Importance of acid-base strategy in reducing myocardial and whole body oxygen consumption during perfusion hypothermia

During induced hypothermia with cardiopulmonary bypass, acid-base management usually follows one of two strategies: the so-called ectothermic or alpha-stat strategy, in which the pH of the arterial blood increases 0.015 pH units for every degree Celsius decrease in body temperature, or the pH-stat strategy, in which pH remains 7.4 at all temperatures. It has been assumed that oxygen consumption decreases approximately equally during hypothermia with either strategy, although there are biochemical reasons to hypothesize that oxygen consumption would be better maintained with the alpha-stat strategy. We also hypothesized that venous oxygen tension would be lower with the more alkaline alpha-stat strategy than with the pH-stat acid-base strategy, because of the Bohr effect. We tested these hypotheses by placing 10 anesthetized immature domestic pigs on cardiopulmonary bypass. We measured whole body oxygen consumption and myocardial oxygen consumption. Control measurements were made at 37 degrees C. Then the animals were cooled to 27 degrees C and the measurements were repeated. The alpha-stat strategy (pH 7.554 +/- 0.020 at 27 degrees C) was used in five animals and five animals received pH-stat management (pH 7.409 +/- 0.012 at 27 degrees C). Whole body and myocardial oxygen consumption rate decreased in both groups, but more so in the alpha-stat animals than in the pH-stat animals. The unexpectedly high oxygen consumption in the pH-stat animals also resulted in a lower than expected venous oxygen tension. Thus the effect of hypothermia in reducing oxygen consumption was less pronounced with pH-stat acid-base management.     

Influence of pH management on hemodynamics and metabolism in moderate hypothermia.

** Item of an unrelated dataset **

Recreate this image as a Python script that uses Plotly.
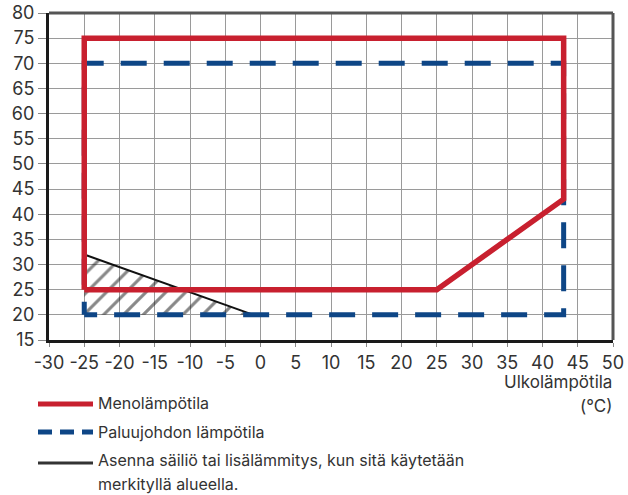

In moderate hypothermia, three different concepts of pH management have been described to date: pH-stat, alpha-stat, and alkalinity. In our study these pH strategies were compared in adult sheep, with animals serving as their own controls for direct comparability. Hemodynamic parameters, such as mean aortic pressure (from 109 +/- 12 to 72 +/- 23 mm Hg), cardiac output (from 5.55 +/- 1.25 to 4.5 +/- 0.82 L/min), and systemic oxygen consumption (from 3.73 +/- 0.8 to 1.81 +/- 0.4 ml/kg/min), decreased significantly with alpha-stat at 28 degrees C from values for normothermia. No marked or even significant differences were found among the three pH strategies in any value, with the exception of body oxygen consumption. The difference of 2% between pH-stat and alpha-stat, at 0.06 ml oxygen/kg/min, was significant (p < or = 0.05), however of no practical relevance because hypothermia itself caused a decrease of nearly 52%. With regard to myocardial parameters, pH-stat impaired myocardial function compared with both alpha-stat and alkalinity. At nearly identical mean aortic pressures and cardiac outputs, myocardial oxygen consumption reached the highest level in pH-stat (7.65 ml oxygen/100 gm/min; alpha-stat, 6.76 ml oxygen/100 gm/min; p < or = 0.05). Myocardial efficiency thus decreased from 21% (alpha-stat) to 17% (pH-stat). No evident changes in hemodynamic and metabolic values were found for alkalinity vs alpha-stat. The best response to continuously infused epinephrine, however, was found with alkalinity. According to our data there was an impairment of myocardial function without any evident further reduction in body metabolism with pH-stat vs alpha-stat. There were, however, no marked metabolic or hemodynamic differences between alkalinity and alpha-stat, with the exception of a better preservation of sensitivity to adrenergic stimuli with alkalinity.